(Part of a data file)
# # #

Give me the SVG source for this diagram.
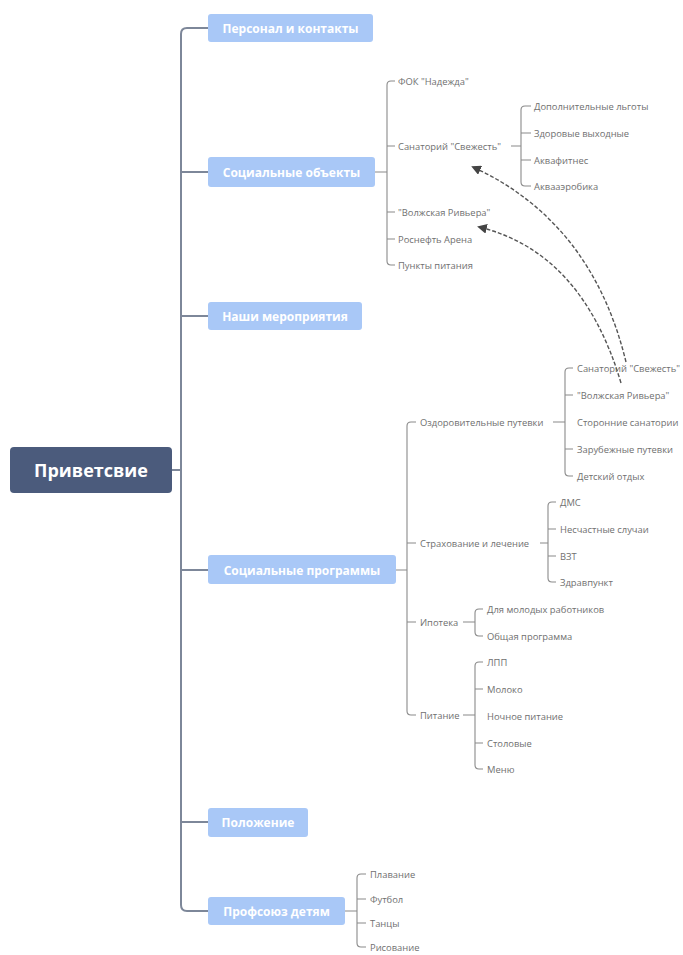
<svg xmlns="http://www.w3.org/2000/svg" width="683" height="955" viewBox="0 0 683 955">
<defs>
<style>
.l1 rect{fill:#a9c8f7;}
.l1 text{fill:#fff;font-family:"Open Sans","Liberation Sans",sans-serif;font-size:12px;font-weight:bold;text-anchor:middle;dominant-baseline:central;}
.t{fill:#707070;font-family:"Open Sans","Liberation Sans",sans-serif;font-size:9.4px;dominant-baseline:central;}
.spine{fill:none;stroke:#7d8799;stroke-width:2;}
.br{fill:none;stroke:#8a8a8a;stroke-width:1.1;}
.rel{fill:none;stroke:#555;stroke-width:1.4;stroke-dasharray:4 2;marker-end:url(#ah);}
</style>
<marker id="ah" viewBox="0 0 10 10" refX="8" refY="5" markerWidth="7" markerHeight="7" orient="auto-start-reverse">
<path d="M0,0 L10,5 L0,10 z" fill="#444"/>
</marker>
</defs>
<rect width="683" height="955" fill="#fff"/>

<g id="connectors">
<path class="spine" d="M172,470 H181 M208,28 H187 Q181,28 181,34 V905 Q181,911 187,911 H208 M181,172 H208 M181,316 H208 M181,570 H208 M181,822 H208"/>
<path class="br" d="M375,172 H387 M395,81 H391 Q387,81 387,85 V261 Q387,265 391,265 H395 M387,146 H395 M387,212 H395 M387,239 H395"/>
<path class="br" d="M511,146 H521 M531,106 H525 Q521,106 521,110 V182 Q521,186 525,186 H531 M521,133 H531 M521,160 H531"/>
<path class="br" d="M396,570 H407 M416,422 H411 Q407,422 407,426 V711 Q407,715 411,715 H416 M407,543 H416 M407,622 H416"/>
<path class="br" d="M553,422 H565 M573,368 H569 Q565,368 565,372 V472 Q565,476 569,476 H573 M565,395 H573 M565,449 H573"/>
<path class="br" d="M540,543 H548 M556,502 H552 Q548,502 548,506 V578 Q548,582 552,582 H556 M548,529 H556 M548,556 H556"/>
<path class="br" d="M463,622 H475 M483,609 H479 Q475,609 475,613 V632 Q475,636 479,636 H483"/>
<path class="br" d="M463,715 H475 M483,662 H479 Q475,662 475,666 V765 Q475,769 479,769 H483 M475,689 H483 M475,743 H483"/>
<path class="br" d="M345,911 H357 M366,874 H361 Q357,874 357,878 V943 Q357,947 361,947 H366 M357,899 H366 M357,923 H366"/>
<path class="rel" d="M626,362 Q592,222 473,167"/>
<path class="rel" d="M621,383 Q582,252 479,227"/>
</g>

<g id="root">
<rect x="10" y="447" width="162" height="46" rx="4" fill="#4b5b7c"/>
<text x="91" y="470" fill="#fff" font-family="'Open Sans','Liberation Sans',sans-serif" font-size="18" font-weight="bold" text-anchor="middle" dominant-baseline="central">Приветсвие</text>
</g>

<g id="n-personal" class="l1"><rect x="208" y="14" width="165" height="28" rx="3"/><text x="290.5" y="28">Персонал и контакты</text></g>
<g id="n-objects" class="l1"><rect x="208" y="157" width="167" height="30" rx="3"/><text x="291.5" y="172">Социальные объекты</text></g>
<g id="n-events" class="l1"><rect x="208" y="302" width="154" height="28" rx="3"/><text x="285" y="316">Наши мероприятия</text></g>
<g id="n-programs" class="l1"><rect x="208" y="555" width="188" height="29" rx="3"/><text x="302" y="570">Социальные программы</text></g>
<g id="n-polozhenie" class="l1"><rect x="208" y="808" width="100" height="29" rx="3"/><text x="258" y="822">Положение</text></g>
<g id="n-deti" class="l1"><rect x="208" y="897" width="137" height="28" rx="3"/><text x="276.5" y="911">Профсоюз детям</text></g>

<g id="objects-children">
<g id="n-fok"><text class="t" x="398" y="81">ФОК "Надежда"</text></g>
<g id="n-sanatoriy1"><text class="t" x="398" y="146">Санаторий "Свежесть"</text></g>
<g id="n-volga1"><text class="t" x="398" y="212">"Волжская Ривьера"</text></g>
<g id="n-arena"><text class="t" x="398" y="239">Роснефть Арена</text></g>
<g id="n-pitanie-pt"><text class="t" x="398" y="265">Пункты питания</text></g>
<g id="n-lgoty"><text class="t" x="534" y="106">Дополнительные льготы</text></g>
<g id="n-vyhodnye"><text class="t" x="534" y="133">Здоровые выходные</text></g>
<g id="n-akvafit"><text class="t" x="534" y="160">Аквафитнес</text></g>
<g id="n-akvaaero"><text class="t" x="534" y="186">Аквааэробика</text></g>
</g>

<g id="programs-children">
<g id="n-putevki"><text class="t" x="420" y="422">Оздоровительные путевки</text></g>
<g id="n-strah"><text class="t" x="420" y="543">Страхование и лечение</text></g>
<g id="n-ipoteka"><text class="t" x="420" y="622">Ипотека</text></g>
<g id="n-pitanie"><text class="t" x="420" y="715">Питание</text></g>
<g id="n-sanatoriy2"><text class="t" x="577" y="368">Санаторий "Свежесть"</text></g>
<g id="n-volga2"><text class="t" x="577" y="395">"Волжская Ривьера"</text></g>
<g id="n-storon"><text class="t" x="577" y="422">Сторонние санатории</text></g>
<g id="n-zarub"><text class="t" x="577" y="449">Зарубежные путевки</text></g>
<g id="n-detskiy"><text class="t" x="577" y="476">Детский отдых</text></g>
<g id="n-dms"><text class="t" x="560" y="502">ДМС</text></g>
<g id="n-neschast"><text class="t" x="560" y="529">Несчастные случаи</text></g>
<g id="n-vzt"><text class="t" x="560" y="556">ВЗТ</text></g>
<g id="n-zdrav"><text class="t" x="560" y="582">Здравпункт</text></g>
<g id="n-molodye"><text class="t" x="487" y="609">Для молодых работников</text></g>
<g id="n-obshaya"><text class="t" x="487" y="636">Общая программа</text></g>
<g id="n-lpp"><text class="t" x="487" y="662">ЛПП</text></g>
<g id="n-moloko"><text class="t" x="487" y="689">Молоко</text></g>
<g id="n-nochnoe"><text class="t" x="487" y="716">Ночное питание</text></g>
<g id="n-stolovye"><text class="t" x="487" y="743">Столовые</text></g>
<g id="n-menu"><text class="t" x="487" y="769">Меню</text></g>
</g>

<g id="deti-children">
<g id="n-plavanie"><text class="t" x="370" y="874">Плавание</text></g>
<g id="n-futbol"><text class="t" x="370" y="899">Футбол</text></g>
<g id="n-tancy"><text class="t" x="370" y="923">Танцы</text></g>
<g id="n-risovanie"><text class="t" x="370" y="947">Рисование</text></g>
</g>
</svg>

# # #

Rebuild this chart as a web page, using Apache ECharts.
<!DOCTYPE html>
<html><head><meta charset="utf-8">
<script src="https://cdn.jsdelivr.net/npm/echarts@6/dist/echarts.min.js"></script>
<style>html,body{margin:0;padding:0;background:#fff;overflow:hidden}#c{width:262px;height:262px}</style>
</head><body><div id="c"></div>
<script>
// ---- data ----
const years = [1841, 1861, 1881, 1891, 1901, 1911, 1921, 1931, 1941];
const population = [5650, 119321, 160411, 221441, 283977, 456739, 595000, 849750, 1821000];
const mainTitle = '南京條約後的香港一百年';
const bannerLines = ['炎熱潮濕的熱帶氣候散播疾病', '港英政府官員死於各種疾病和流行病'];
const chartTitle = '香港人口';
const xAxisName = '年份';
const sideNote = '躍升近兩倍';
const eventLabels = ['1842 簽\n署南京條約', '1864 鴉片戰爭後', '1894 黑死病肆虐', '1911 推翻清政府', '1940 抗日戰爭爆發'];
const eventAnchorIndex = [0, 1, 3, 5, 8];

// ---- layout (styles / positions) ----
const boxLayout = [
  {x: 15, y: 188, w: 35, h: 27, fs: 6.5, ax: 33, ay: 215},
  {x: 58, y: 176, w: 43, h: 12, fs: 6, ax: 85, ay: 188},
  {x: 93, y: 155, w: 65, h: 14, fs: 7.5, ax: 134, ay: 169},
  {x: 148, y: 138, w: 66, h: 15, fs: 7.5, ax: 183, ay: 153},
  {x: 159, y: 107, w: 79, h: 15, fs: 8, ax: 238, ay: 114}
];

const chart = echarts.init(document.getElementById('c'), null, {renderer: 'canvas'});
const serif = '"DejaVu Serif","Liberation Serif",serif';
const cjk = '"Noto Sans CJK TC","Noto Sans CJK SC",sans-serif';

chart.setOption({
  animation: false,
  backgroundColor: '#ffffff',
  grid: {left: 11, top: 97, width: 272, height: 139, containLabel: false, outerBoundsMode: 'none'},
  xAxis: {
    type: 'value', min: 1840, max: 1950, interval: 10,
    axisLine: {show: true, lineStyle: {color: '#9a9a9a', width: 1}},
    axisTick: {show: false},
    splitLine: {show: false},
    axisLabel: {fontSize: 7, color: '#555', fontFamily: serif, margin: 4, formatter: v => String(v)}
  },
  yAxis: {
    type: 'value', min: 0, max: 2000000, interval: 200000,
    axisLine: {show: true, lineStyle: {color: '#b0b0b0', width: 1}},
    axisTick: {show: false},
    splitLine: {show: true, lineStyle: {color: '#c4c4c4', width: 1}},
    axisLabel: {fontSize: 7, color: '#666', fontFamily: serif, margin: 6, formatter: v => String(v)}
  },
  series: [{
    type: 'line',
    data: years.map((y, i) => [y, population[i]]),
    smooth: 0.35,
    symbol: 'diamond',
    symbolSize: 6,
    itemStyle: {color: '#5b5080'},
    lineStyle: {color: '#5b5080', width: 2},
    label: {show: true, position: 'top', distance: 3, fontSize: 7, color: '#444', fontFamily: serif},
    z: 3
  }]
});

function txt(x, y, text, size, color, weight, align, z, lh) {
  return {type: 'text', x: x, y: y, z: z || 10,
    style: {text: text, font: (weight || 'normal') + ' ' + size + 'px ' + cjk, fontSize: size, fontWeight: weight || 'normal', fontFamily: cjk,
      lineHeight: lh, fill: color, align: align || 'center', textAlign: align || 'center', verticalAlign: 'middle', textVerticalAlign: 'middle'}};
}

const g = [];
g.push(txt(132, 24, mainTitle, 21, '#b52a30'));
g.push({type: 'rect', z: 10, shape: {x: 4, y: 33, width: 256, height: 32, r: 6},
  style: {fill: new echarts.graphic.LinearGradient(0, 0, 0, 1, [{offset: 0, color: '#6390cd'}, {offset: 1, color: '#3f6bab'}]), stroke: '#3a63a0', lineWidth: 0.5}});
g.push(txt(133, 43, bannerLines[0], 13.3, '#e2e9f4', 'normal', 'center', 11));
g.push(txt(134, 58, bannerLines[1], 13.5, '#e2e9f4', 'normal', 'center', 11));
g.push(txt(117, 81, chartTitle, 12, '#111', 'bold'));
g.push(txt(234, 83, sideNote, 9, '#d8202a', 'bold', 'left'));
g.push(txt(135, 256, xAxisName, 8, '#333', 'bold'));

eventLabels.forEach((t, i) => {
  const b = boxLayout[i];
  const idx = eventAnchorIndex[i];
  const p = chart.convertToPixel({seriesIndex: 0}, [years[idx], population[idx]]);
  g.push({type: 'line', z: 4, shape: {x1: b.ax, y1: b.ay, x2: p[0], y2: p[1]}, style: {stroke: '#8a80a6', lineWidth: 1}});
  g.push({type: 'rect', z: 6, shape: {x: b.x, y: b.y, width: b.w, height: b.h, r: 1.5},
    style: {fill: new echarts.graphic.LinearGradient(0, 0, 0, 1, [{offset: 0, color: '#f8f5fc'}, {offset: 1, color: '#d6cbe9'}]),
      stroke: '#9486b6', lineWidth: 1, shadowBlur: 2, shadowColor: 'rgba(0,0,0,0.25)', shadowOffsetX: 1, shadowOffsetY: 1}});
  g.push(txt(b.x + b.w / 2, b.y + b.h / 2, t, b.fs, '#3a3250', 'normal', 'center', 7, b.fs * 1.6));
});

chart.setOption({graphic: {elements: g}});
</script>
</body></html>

# # #

Problem
Consider the entries above and return each line with the string "this".

Task solution
Give me the SVG source for this diagram.
Rebuild this chart as a web page, using Apache ECharts.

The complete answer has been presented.